Tapi ini tak sesederhana sebuah telenovela yang begitu saja menghilang dari obrolan pagi hari di halaman rumah setelahnya datang trelenovela lain yang lebih menjanjikan. Ini bukan cerita yang mudah lenyap. Kita tak hanya berkirim surat yang bertahan sebulan dua bulan saja, atau sms yang kadang tak terkirim, tak bisa membalas karena pulsa habis, juga jadian begitu saja putus ketika sudah merasa ”bosan”. Kita telah menyimpan sesuatu yang lebih selama ini. Surat-suratku padamu, makanan yang sering kali kau titipkan pada adik kelas, bantuanmu, kerja sama, bahkan ketika kita berperang sekalipun. Ku kotori kelasmu dengan lumpur, lalu kau soraki aku jika melewatimu, ”Hu...”.

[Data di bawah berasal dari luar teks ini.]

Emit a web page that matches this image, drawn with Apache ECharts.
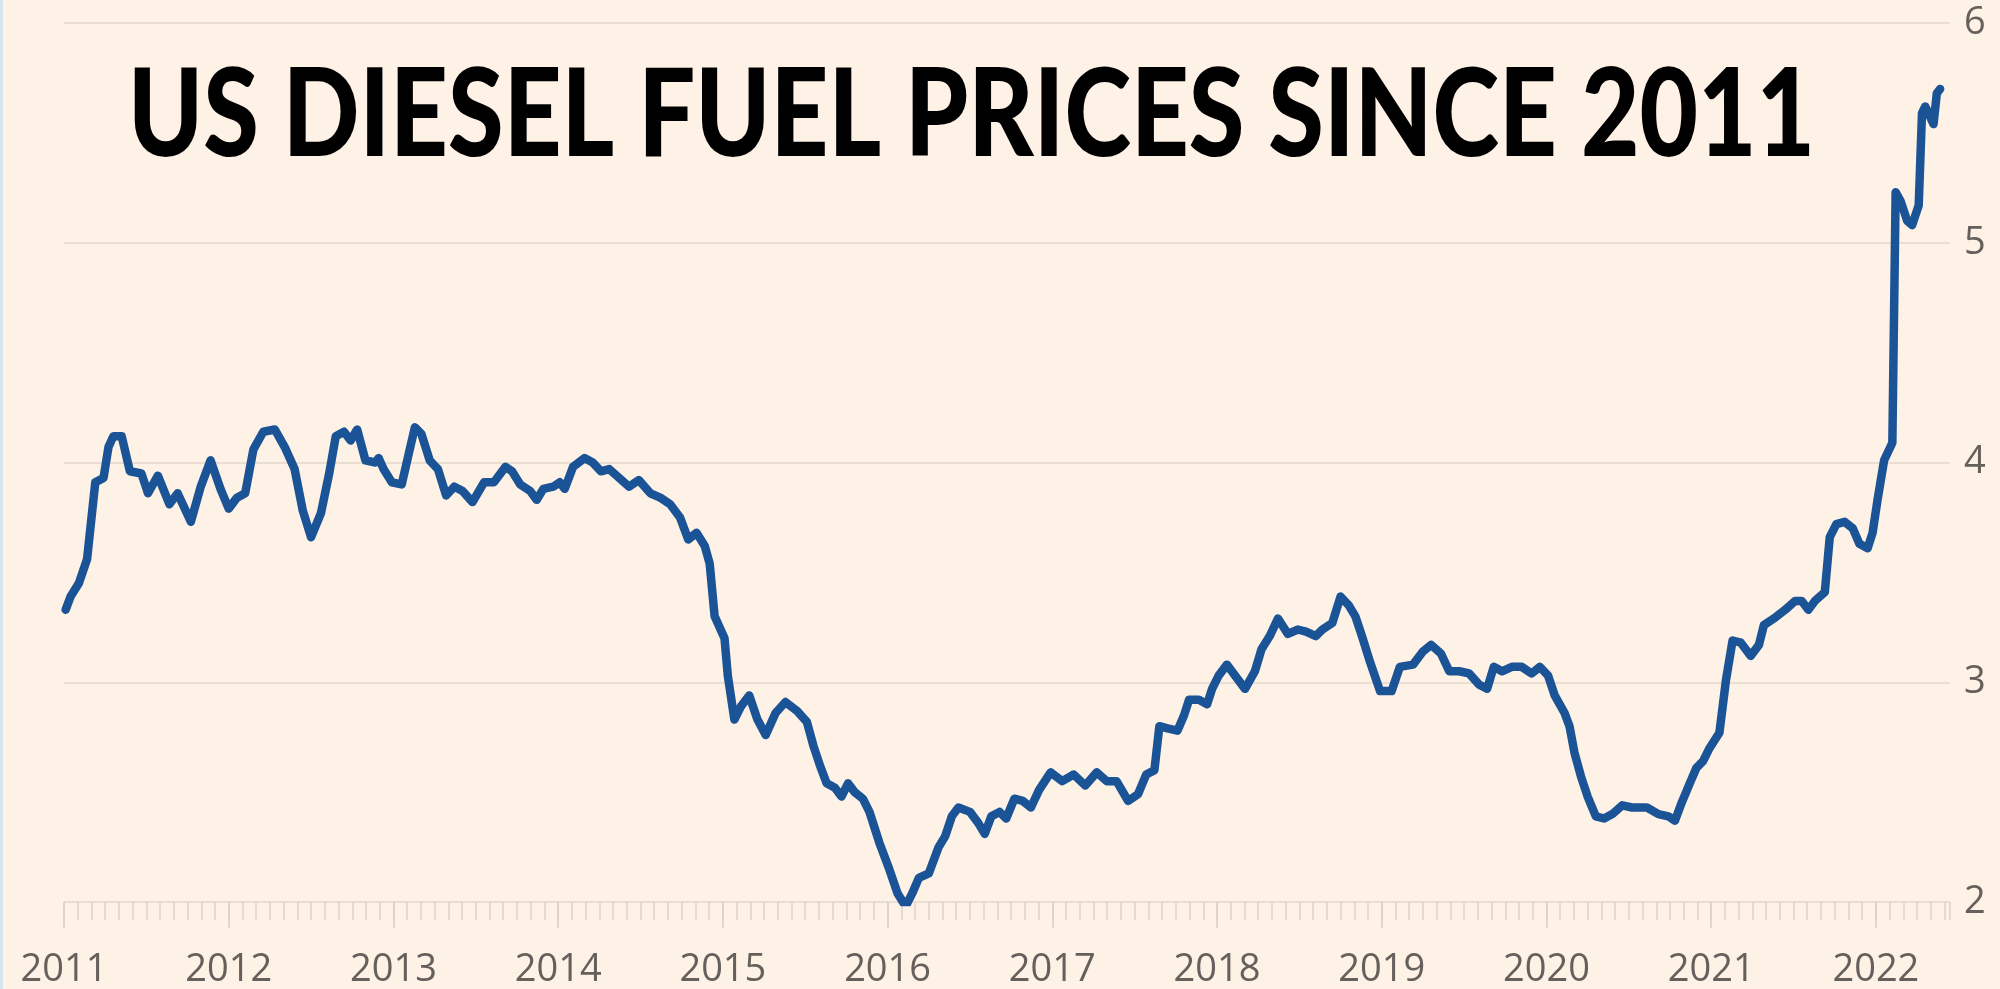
<!DOCTYPE html>
<html lang="en">
<head>
<meta charset="UTF-8">
<title>US diesel fuel prices since 2011</title>
<script src="https://cdn.jsdelivr.net/npm/echarts@6/dist/echarts.min.js"></script>
<style>
  html, body { margin: 0; padding: 0; background: #fef1e6; }
  #chart { width: 2000px; height: 989px; }
</style>
</head>
<body>
<div id="chart"></div>
<script>
// weekly-ish readings: decimal year, $ per gallon
var years = [
  2011.01, 2011.04, 2011.09, 2011.14, 2011.17, 2011.19, 2011.24, 2011.27, 2011.30, 2011.35,
  2011.40, 2011.47, 2011.51, 2011.57, 2011.64, 2011.69, 2011.77, 2011.83, 2011.89, 2011.95,
  2012.00, 2012.05, 2012.10, 2012.15, 2012.21, 2012.28, 2012.34, 2012.40, 2012.45, 2012.50,
  2012.56, 2012.61, 2012.65, 2012.70, 2012.74, 2012.78, 2012.83, 2012.89, 2012.91, 2012.94,
  2012.99, 2013.05, 2013.09, 2013.13, 2013.17, 2013.22, 2013.27, 2013.32, 2013.37, 2013.42,
  2013.48, 2013.55, 2013.61, 2013.68, 2013.72, 2013.77, 2013.83, 2013.87, 2013.91, 2013.97,
  2014.01, 2014.04, 2014.09, 2014.16, 2014.21, 2014.26, 2014.31, 2014.37, 2014.43, 2014.49,
  2014.56, 2014.62, 2014.68, 2014.74, 2014.79, 2014.84, 2014.89, 2014.92, 2014.95, 2015.01,
  2015.03, 2015.07, 2015.11, 2015.16, 2015.21, 2015.26, 2015.32, 2015.38, 2015.45, 2015.51,
  2015.55, 2015.59, 2015.63, 2015.68, 2015.72, 2015.76, 2015.80, 2015.85, 2015.89, 2015.95,
  2016.01, 2016.06, 2016.11, 2016.15, 2016.19, 2016.25, 2016.31, 2016.35, 2016.39, 2016.43,
  2016.50, 2016.55, 2016.59, 2016.63, 2016.68, 2016.72, 2016.77, 2016.82, 2016.87, 2016.92,
  2016.99, 2017.06, 2017.13, 2017.20, 2017.27, 2017.33, 2017.39, 2017.46, 2017.52, 2017.57,
  2017.62, 2017.65, 2017.70, 2017.76, 2017.80, 2017.83, 2017.89, 2017.94, 2017.97, 2018.01,
  2018.06, 2018.12, 2018.17, 2018.23, 2018.27, 2018.32, 2018.37, 2018.43, 2018.49, 2018.54,
  2018.60, 2018.64, 2018.70, 2018.75, 2018.80, 2018.84, 2018.88, 2018.93, 2018.99, 2019.06,
  2019.11, 2019.19, 2019.25, 2019.30, 2019.36, 2019.41, 2019.47, 2019.53, 2019.59, 2019.64,
  2019.68, 2019.73, 2019.79, 2019.85, 2019.91, 2019.96, 2020.01, 2020.05, 2020.11, 2020.14,
  2020.17, 2020.21, 2020.25, 2020.30, 2020.35, 2020.40, 2020.46, 2020.52, 2020.61, 2020.68,
  2020.74, 2020.78, 2020.82, 2020.87, 2020.91, 2020.95, 2020.99, 2021.05, 2021.09, 2021.13,
  2021.18, 2021.24, 2021.29, 2021.32, 2021.38, 2021.45, 2021.51, 2021.55, 2021.59, 2021.63,
  2021.69, 2021.72, 2021.76, 2021.81, 2021.86, 2021.90, 2021.95, 2021.98, 2022.01, 2022.05,
  2022.10, 2022.12, 2022.15, 2022.19, 2022.22, 2022.26, 2022.28, 2022.30, 2022.35, 2022.37,
  2022.39
];
var prices = [
  3.33, 3.39, 3.45, 3.56, 3.77, 3.91, 3.93, 4.07, 4.12, 4.12,
  3.96, 3.95, 3.86, 3.94, 3.81, 3.86, 3.73, 3.89, 4.01, 3.88,
  3.79, 3.84, 3.86, 4.06, 4.14, 4.15, 4.07, 3.97, 3.78, 3.66,
  3.77, 3.95, 4.12, 4.14, 4.10, 4.15, 4.01, 4.00, 4.02, 3.97,
  3.91, 3.90, 4.03, 4.16, 4.13, 4.01, 3.97, 3.85, 3.89, 3.87,
  3.82, 3.91, 3.91, 3.98, 3.96, 3.90, 3.87, 3.83, 3.88, 3.89,
  3.91, 3.88, 3.98, 4.02, 4.00, 3.96, 3.97, 3.93, 3.89, 3.92,
  3.86, 3.84, 3.81, 3.75, 3.65, 3.68, 3.62, 3.54, 3.30, 3.20,
  3.03, 2.83, 2.89, 2.94, 2.83, 2.76, 2.86, 2.91, 2.87, 2.82,
  2.71, 2.62, 2.54, 2.52, 2.48, 2.54, 2.50, 2.47, 2.41, 2.27,
  2.15, 2.04, 1.98, 2.04, 2.11, 2.13, 2.25, 2.30, 2.39, 2.43,
  2.41, 2.36, 2.31, 2.39, 2.41, 2.38, 2.47, 2.46, 2.43, 2.51,
  2.59, 2.55, 2.58, 2.53, 2.59, 2.55, 2.55, 2.46, 2.49, 2.58,
  2.60, 2.80, 2.79, 2.78, 2.85, 2.92, 2.92, 2.90, 2.97, 3.03,
  3.08, 3.02, 2.97, 3.05, 3.15, 3.21, 3.29, 3.22, 3.24, 3.23,
  3.21, 3.24, 3.27, 3.39, 3.35, 3.30, 3.21, 3.09, 2.96, 2.96,
  3.07, 3.08, 3.14, 3.17, 3.13, 3.05, 3.05, 3.04, 2.99, 2.97,
  3.07, 3.05, 3.07, 3.07, 3.04, 3.07, 3.03, 2.94, 2.86, 2.80,
  2.68, 2.57, 2.48, 2.39, 2.38, 2.40, 2.44, 2.43, 2.43, 2.40,
  2.39, 2.37, 2.45, 2.54, 2.61, 2.64, 2.70, 2.77, 3.01, 3.19,
  3.18, 3.12, 3.17, 3.26, 3.29, 3.33, 3.37, 3.37, 3.33, 3.37,
  3.41, 3.66, 3.72, 3.73, 3.70, 3.63, 3.61, 3.68, 3.83, 4.01,
  4.09, 5.23, 5.19, 5.10, 5.08, 5.17, 5.59, 5.62, 5.54, 5.68,
  5.70
];
var yearTicks = [2011, 2012, 2013, 2014, 2015, 2016, 2017, 2018, 2019, 2020, 2021, 2022];
var priceTicks = [2, 3, 4, 5, 6];

var titleText = 'US DIESEL FUEL PRICES SINCE 2011';

var xMin = yearTicks[0];
var xMax = 2022.45;

// build [x, y] pairs for the line
var seriesData = years.map(function (y, i) { return [y, prices[i]]; });

var chart = echarts.init(document.getElementById('chart'));

var option = {
  backgroundColor: '#fef1e6',
  animation: false,
  graphic: [{
    // thin bluish edge on the left of the screenshot
    type: 'rect',
    left: 0,
    top: 0,
    shape: { width: 3, height: 989 },
    style: { fill: '#d6e4ee' },
    silent: true
  }, {
    // headline, squeezed a little to match the condensed lettering
    type: 'text',
    x: 128,
    y: 56,
    scaleX: 0.827,
    z: 100,
    style: {
      text: titleText,
      fontFamily: 'Lato',
      fontWeight: 900,
      fontSize: 122,
      fill: '#000000',
      align: 'left',
      verticalAlign: 'top'
    }
  }],
  grid: {
    left: 64,
    right: 50,
    top: 23,
    bottom: 87,
    containLabel: false,
    outerBoundsMode: 'none'
  },
  xAxis: [{
    // year axis with labels
    type: 'value',
    min: xMin,
    max: xMax,
    interval: 1,
    position: 'bottom',
    axisLine: { show: false },
    axisTick: {
      show: true,
      length: 26,
      lineStyle: { color: '#d8cdc3', width: 1.5 }
    },
    splitLine: { show: false },
    axisLabel: {
      margin: 49,
      color: '#66605c',
      fontFamily: 'Open Sans',
      fontSize: 38,
      showMaxLabel: false,
      formatter: function (v) { return yearTicks.indexOf(Math.round(v)) >= 0 ? String(Math.round(v)) : ''; }
    }
  }, {
    // monthly tick marks
    type: 'value',
    min: 0,
    max: (xMax - xMin) * 12,
    interval: 1,
    position: 'bottom',
    axisLine: { show: false },
    axisTick: {
      show: true,
      length: 18,
      lineStyle: { color: '#ddd2c8', width: 1.5 }
    },
    splitLine: { show: false },
    axisLabel: { show: false }
  }],
  yAxis: {
    type: 'value',
    position: 'right',
    min: priceTicks[0],
    max: priceTicks[priceTicks.length - 1],
    interval: 1,
    axisLine: { show: false },
    axisTick: { show: false },
    splitLine: {
      show: true,
      lineStyle: { color: '#eaded3', width: 2 }
    },
    axisLabel: {
      margin: 14,
      color: '#66605c',
      fontFamily: 'Open Sans',
      fontSize: 38
    }
  },
  series: [{
    type: 'line',
    xAxisIndex: 0,
    data: seriesData,
    showSymbol: false,
    symbol: 'none',
    lineStyle: {
      color: '#1a5396',
      width: 8.5,
      join: 'round',
      cap: 'round'
    }
  }]
};

chart.setOption(option);
</script>
</body>
</html>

Kita tak setiap hari bertemu. Kau tak pernah membangunkanku, hingga akhirnya sebuah sajadah mendarat di tubuhku. Kau tak pernah meminjamkanku piring, hingga Mak Dapur pergi, dan ku tak makan. Akupun begitu, padamu. Tapi sebenarnya kita ingin. Kau tak rela melihatku dipanggil dan dihukum, kau marah jika ku diganggu, kau ingin ku senang, akupun begitu.


Sekarang kita sudah satu hati, karena kemarin kalian juga menangis, sama seperti ku. Untuk semua kebersamaan dan persahabatan. Karena walaupun pembina kita berbeda, asrama kita jauh, kita adalah satu, menjalani hari yang sama.


Kau tak rela aku keluar, begitupun denganku. Kita ingin selalu bersama, membuat acara hebat lagi, meeting di bawah aula lagi, berkirim surat lagi. Tapi ini tak mungkin. Kau telah bersedia berpisah denganku saat pertama kali kita bertemu. Saat kau pertama kali menyalamiku. Saat dulu kau jadian denganku. Kita tak bisa berbuat apa-apa.


Atau jika kau bukan pacarku. Kita tak pernah jadian, kau tak pernah menyalamiku, memberiku gorengan dari pengkolan, jalan berdua, surat-suratan, juga menelfon dengan kata-kata romantis. Aku tak cinta kau, kau juga tak mencintaiku. Tapi ku tak ingin kau keluar, pergi dariku.


Aku ingin kita terus bersama, kau menitipi salam, dan ku menyampaikannya. Menyuruhku memanggil seseorang untuk meet, curhat tentang pacarmu, sahabatan, membuat acara hebat lagi, seperti dulu. Tapi sudahlah, kita memang tak bisa selalu begitu. Kau harus pergi, dan ku tetap disini. Atau sebaliknya. Masih banyak hal yang harus kita lalui.


Aku tak memberimu kenang-kenangan, ucapan selamat tinggal, menangis untukmu atau apapun, kau juga begitu.


Tapi ku tahu, kita telah berbagi banyak hal lebih. Karena sekarang ku tak lagi menundukkan kepala dan berpaling jika melihatmu, kau tak lagi menganggapku orang lain.


Kita tetap bersahabat, ku mengingatmu dan kau mengingatku.


Terima kasih FRIEND, jangan lupakan aku.